■ **Information supplied**:
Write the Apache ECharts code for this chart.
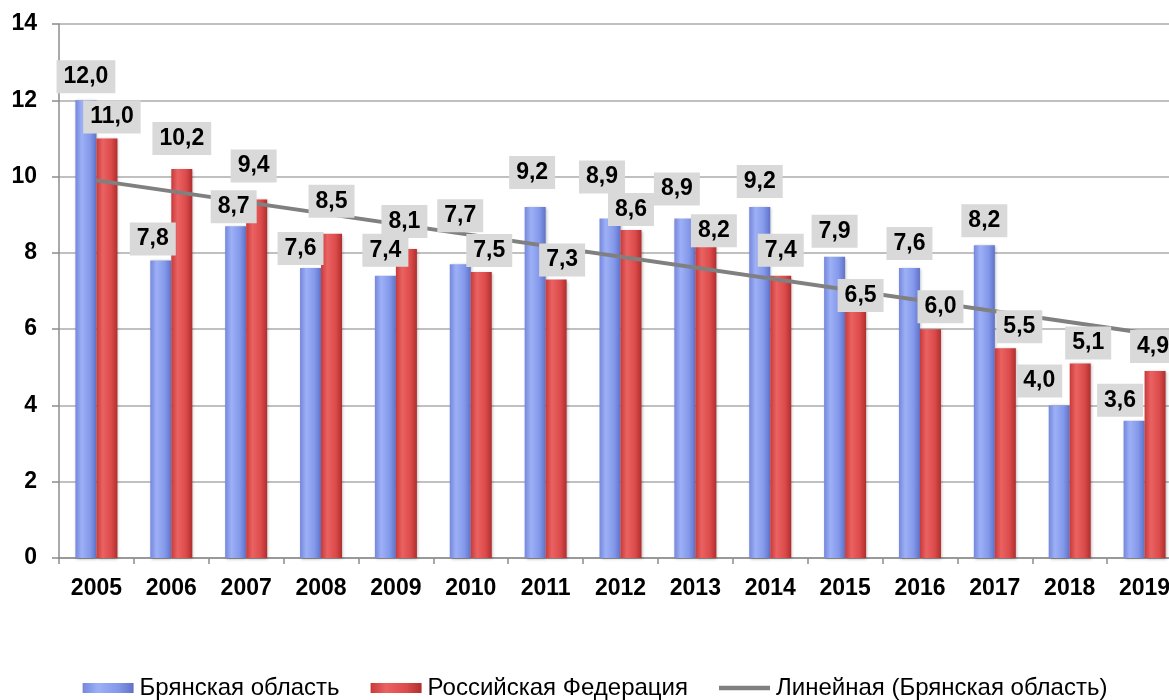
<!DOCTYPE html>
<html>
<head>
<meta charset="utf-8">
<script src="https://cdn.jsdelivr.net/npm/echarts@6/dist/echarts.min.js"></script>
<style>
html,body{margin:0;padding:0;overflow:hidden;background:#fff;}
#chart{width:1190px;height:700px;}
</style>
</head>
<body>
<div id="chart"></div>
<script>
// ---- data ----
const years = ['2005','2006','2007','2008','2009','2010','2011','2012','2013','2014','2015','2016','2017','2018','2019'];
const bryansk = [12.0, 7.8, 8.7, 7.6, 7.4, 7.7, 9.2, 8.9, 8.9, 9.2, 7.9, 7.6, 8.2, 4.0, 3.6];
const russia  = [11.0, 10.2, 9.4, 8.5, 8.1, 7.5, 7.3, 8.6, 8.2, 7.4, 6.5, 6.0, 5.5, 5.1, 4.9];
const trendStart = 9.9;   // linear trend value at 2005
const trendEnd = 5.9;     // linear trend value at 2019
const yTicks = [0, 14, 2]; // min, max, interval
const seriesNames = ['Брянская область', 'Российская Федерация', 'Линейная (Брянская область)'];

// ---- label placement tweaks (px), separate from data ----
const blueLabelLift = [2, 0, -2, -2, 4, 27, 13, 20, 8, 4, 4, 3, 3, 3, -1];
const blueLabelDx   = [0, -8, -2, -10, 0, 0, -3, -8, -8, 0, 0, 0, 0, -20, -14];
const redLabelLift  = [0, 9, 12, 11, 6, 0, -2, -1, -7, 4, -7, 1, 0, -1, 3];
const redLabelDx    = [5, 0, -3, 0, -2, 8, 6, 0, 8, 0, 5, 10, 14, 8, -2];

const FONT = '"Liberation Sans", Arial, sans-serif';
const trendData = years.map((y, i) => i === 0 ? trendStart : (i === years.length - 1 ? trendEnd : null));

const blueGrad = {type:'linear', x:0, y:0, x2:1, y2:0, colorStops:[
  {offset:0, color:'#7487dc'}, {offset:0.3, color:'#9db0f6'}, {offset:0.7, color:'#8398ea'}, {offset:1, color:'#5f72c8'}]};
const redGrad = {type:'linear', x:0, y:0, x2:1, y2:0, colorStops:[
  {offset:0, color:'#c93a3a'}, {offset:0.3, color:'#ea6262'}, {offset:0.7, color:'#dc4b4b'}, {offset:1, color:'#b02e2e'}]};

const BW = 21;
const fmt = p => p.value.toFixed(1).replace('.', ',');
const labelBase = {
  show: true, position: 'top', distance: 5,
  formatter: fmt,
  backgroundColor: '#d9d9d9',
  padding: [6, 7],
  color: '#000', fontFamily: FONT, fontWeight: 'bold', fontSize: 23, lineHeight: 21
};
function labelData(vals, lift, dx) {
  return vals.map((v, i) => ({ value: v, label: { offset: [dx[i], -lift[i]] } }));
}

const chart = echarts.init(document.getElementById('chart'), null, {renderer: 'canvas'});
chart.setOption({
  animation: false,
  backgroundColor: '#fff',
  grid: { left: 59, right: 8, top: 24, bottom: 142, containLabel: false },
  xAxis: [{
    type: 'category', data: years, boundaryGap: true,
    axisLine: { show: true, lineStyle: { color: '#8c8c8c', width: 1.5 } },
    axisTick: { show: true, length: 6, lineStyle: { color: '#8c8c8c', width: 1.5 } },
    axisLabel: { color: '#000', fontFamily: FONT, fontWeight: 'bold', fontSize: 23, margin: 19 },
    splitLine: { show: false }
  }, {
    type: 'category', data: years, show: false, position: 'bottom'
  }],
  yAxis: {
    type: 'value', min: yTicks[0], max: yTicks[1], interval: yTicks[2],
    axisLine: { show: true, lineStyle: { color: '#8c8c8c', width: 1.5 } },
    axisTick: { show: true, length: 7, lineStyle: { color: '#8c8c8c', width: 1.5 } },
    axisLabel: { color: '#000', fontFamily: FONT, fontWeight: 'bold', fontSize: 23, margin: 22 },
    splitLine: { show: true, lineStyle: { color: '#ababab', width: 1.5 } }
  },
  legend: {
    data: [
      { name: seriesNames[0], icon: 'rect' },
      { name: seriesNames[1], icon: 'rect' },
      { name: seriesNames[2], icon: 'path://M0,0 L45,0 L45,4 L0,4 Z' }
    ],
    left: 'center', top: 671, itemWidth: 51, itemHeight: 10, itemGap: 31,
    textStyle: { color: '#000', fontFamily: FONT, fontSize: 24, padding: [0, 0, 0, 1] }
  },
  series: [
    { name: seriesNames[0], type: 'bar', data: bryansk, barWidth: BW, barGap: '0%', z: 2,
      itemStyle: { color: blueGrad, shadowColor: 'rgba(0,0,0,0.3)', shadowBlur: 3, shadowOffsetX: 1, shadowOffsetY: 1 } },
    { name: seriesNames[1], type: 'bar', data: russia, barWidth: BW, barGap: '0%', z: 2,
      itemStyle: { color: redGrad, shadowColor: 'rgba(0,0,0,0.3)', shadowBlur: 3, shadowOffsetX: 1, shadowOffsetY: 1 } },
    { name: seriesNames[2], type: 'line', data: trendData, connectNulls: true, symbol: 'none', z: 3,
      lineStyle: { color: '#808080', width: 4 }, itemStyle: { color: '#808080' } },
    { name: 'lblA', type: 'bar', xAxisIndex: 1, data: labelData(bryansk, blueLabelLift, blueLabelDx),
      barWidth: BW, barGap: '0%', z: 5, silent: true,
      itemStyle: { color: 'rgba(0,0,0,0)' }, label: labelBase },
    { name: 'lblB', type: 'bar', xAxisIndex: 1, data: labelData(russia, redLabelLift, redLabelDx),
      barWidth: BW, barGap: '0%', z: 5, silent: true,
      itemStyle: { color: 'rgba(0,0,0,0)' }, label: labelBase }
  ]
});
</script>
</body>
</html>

■ **Objective**: Reproduce the listing above exactly, excluding all pictures.

■ **Expected output**:
Write the Apache ECharts code for this chart.
<!DOCTYPE html>
<html>
<head>
<meta charset="utf-8">
<script src="https://cdn.jsdelivr.net/npm/echarts@6/dist/echarts.min.js"></script>
<style>
html,body{margin:0;padding:0;overflow:hidden;background:#fff;}
#chart{width:1190px;height:700px;}
</style>
</head>
<body>
<div id="chart"></div>
<script>
// ---- data ----
const years = ['2005','2006','2007','2008','2009','2010','2011','2012','2013','2014','2015','2016','2017','2018','2019'];
const bryansk = [12.0, 7.8, 8.7, 7.6, 7.4, 7.7, 9.2, 8.9, 8.9, 9.2, 7.9, 7.6, 8.2, 4.0, 3.6];
const russia  = [11.0, 10.2, 9.4, 8.5, 8.1, 7.5, 7.3, 8.6, 8.2, 7.4, 6.5, 6.0, 5.5, 5.1, 4.9];
const trendStart = 9.9;   // linear trend value at 2005
const trendEnd = 5.9;     // linear trend value at 2019
const yTicks = [0, 14, 2]; // min, max, interval
const seriesNames = ['Брянская область', 'Российская Федерация', 'Линейная (Брянская область)'];

// ---- label placement tweaks (px), separate from data ----
const blueLabelLift = [2, 0, -2, -2, 4, 27, 13, 20, 8, 4, 4, 3, 3, 3, -1];
const blueLabelDx   = [0, -8, -2, -10, 0, 0, -3, -8, -8, 0, 0, 0, 0, -20, -14];
const redLabelLift  = [0, 9, 12, 11, 6, 0, -2, -1, -7, 4, -7, 1, 0, -1, 3];
const redLabelDx    = [5, 0, -3, 0, -2, 8, 6, 0, 8, 0, 5, 10, 14, 8, -2];

const FONT = '"Liberation Sans", Arial, sans-serif';
const trendData = years.map((y, i) => i === 0 ? trendStart : (i === years.length - 1 ? trendEnd : null));

const blueGrad = {type:'linear', x:0, y:0, x2:1, y2:0, colorStops:[
  {offset:0, color:'#7487dc'}, {offset:0.3, color:'#9db0f6'}, {offset:0.7, color:'#8398ea'}, {offset:1, color:'#5f72c8'}]};
const redGrad = {type:'linear', x:0, y:0, x2:1, y2:0, colorStops:[
  {offset:0, color:'#c93a3a'}, {offset:0.3, color:'#ea6262'}, {offset:0.7, color:'#dc4b4b'}, {offset:1, color:'#b02e2e'}]};

const BW = 21;
const fmt = p => p.value.toFixed(1).replace('.', ',');
const labelBase = {
  show: true, position: 'top', distance: 5,
  formatter: fmt,
  backgroundColor: '#d9d9d9',
  padding: [6, 7],
  color: '#000', fontFamily: FONT, fontWeight: 'bold', fontSize: 23, lineHeight: 21
};
function labelData(vals, lift, dx) {
  return vals.map((v, i) => ({ value: v, label: { offset: [dx[i], -lift[i]] } }));
}

const chart = echarts.init(document.getElementById('chart'), null, {renderer: 'canvas'});
chart.setOption({
  animation: false,
  backgroundColor: '#fff',
  grid: { left: 59, right: 8, top: 24, bottom: 142, containLabel: false },
  xAxis: [{
    type: 'category', data: years, boundaryGap: true,
    axisLine: { show: true, lineStyle: { color: '#8c8c8c', width: 1.5 } },
    axisTick: { show: true, length: 6, lineStyle: { color: '#8c8c8c', width: 1.5 } },
    axisLabel: { color: '#000', fontFamily: FONT, fontWeight: 'bold', fontSize: 23, margin: 19 },
    splitLine: { show: false }
  }, {
    type: 'category', data: years, show: false, position: 'bottom'
  }],
  yAxis: {
    type: 'value', min: yTicks[0], max: yTicks[1], interval: yTicks[2],
    axisLine: { show: true, lineStyle: { color: '#8c8c8c', width: 1.5 } },
    axisTick: { show: true, length: 7, lineStyle: { color: '#8c8c8c', width: 1.5 } },
    axisLabel: { color: '#000', fontFamily: FONT, fontWeight: 'bold', fontSize: 23, margin: 22 },
    splitLine: { show: true, lineStyle: { color: '#ababab', width: 1.5 } }
  },
  legend: {
    data: [
      { name: seriesNames[0], icon: 'rect' },
      { name: seriesNames[1], icon: 'rect' },
      { name: seriesNames[2], icon: 'path://M0,0 L45,0 L45,4 L0,4 Z' }
    ],
    left: 'center', top: 671, itemWidth: 51, itemHeight: 10, itemGap: 31,
    textStyle: { color: '#000', fontFamily: FONT, fontSize: 24, padding: [0, 0, 0, 1] }
  },
  series: [
    { name: seriesNames[0], type: 'bar', data: bryansk, barWidth: BW, barGap: '0%', z: 2,
      itemStyle: { color: blueGrad, shadowColor: 'rgba(0,0,0,0.3)', shadowBlur: 3, shadowOffsetX: 1, shadowOffsetY: 1 } },
    { name: seriesNames[1], type: 'bar', data: russia, barWidth: BW, barGap: '0%', z: 2,
      itemStyle: { color: redGrad, shadowColor: 'rgba(0,0,0,0.3)', shadowBlur: 3, shadowOffsetX: 1, shadowOffsetY: 1 } },
    { name: seriesNames[2], type: 'line', data: trendData, connectNulls: true, symbol: 'none', z: 3,
      lineStyle: { color: '#808080', width: 4 }, itemStyle: { color: '#808080' } },
    { name: 'lblA', type: 'bar', xAxisIndex: 1, data: labelData(bryansk, blueLabelLift, blueLabelDx),
      barWidth: BW, barGap: '0%', z: 5, silent: true,
      itemStyle: { color: 'rgba(0,0,0,0)' }, label: labelBase },
    { name: 'lblB', type: 'bar', xAxisIndex: 1, data: labelData(russia, redLabelLift, redLabelDx),
      barWidth: BW, barGap: '0%', z: 5, silent: true,
      itemStyle: { color: 'rgba(0,0,0,0)' }, label: labelBase }
  ]
});
</script>
</body>
</html>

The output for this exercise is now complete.